As the over-discharging of the second battery occurs in section 4, the SOC-based adjustment is determined at point L4 and performed in section 5.

When driving according to this embodiment, as shown in FIG. 27, there is no difference between SOCs and between SOHs of the two batteries when driving is completed. In other words, an excellent balancing effect for SOC and SOH of the two batteries may be achieved.

According to the embodiment of the present disclosure, the efficient operating strategy for the dual batteries based on operating points of the driving motor by dividing the area into the plurality of operating areas based on the SOCs and/or SOHs of the dual batteries may be obtained.

Also, according to an embodiment of the present disclosure, the deviation between SOHs and the deviation between SOHs of the dual batteries may be reduced, and accordingly, the durability of each of the dual batteries may be strengthened.

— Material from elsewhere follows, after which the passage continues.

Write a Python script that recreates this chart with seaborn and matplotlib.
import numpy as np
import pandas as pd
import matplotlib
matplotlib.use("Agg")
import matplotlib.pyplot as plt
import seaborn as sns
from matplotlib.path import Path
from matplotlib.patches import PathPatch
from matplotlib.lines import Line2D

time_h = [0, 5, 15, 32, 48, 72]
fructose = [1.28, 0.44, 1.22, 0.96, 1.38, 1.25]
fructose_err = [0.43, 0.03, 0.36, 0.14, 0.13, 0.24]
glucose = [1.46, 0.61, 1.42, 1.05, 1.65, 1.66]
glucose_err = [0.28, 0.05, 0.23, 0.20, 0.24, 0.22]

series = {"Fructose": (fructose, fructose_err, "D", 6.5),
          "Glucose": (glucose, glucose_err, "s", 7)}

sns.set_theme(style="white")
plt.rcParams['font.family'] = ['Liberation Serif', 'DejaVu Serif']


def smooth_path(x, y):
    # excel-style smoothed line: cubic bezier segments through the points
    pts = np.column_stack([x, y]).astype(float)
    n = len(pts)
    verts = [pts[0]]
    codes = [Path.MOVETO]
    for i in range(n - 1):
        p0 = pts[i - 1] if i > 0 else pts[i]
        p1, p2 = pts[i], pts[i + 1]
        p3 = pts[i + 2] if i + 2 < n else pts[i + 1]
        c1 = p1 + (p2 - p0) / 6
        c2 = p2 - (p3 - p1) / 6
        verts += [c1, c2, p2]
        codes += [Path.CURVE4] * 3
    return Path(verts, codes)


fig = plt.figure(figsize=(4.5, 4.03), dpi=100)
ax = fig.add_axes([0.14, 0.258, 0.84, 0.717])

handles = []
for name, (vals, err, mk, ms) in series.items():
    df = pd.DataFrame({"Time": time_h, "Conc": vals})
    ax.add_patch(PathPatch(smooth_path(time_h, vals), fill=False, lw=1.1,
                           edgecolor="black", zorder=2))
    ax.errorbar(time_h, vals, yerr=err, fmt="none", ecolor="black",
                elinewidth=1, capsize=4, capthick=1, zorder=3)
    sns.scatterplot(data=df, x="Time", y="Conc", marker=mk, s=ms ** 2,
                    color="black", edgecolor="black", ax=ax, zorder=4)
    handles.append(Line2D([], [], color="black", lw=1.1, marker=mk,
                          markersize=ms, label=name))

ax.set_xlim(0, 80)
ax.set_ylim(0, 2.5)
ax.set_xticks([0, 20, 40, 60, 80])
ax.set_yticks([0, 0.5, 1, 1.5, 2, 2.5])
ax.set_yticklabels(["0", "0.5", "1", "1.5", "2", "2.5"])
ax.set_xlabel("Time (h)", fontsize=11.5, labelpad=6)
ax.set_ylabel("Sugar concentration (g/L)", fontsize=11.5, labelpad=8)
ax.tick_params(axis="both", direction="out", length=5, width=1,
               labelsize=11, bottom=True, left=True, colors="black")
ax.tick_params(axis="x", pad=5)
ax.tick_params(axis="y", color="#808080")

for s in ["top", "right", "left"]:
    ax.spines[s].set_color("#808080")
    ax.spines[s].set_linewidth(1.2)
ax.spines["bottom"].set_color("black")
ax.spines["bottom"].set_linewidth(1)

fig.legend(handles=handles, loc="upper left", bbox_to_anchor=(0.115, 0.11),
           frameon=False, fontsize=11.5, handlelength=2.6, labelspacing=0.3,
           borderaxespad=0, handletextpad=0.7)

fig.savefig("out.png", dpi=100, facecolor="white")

Also, according to an embodiment of the present disclosure, the two batteries may be distinguished in usage by variably controlling the usage switching reference of the dual batteries based on the driving characteristics of the driver, the vehicle condition, and the state of the battery.

Also, according to an embodiment of the present disclosure, since the second high-voltage battery may be added to or separated from the power system of the electric vehicle as necessary in addition to the first high-voltage battery installed in advance on the electric vehicle, the driving distance may be extended.